Pakistan, Jowaki Expedition--Radford, Lieutenant Oswald C.
- Album of watercolours, pen-and-ink sketches and a manuscript account by Radford recording the Jowaki Expedition in the Kohat Pass. [Kohat Pass, Pakistan: November 1877 - January 1878]
In the early 1870s, the British colonial government in India paid the Jowaki Afridi a tribute payment to guard the Kohat Pass. The Jowaki Afridi were the most powerful Pathan tribe in the mountainous borderland northwest frontier province between present-day Pakistan and Peshawar. In 1875, a road was proposed to run through the pass, which was objected to by the local tribes. To further complicate the situation, the amount of the tribute payment was reduced in 1877, igniting conflict. The Jowaki cut the British telegraph lines and raided across the border. A force of 1500 troops of the Punjab Frontier Force were dispatched under Colonel Frederic David Mocatta in retaliation, joined shortly afterwards by a larger force under Brigadier General Charles Patton Keyes.
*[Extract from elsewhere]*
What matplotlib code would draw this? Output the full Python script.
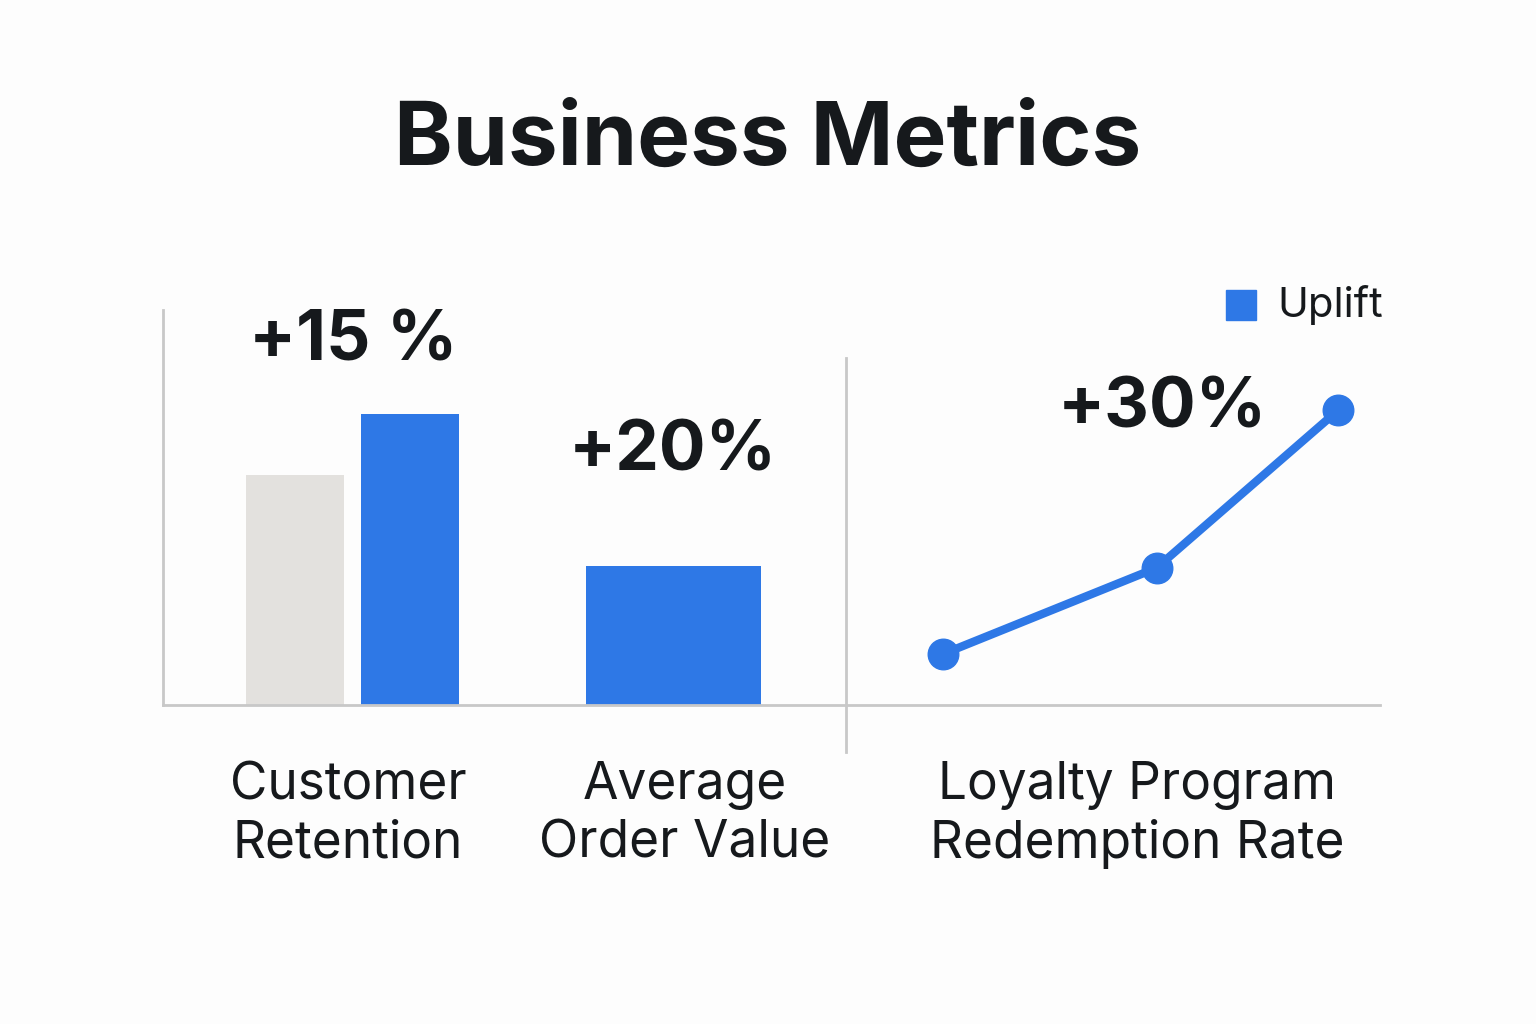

The present album was produced by Lt. Oswald Radford, an officer in the 3rd Sikh Infantry who served on the expedition. Leaving Kohat on 9 November, Radford's column advanced to the Paiya Valley, meeting little resistance. After several skirmishes, the force moved to the Shindai Valley, pushing back a Jowaki force assembled there. By the first of December, the British force had taken the Jowaki stronghold of Jummu and chased their enemy though the Naru Khula gorge before returning to Jummu in January of 1878. At the end of January 1878, fifty head men of the Jowaki tribe met with the British commanders in the Paiah Valley (several are depicted in the final watercolour in this album), though the British conditions for peace were refused. Although the British force was able to push back the Jowaki and inflicted considerable damage on their villages and crops, the Jowaki were not resoundingly defeated and continued guerrilla assaults, though the building of the disputed road continued.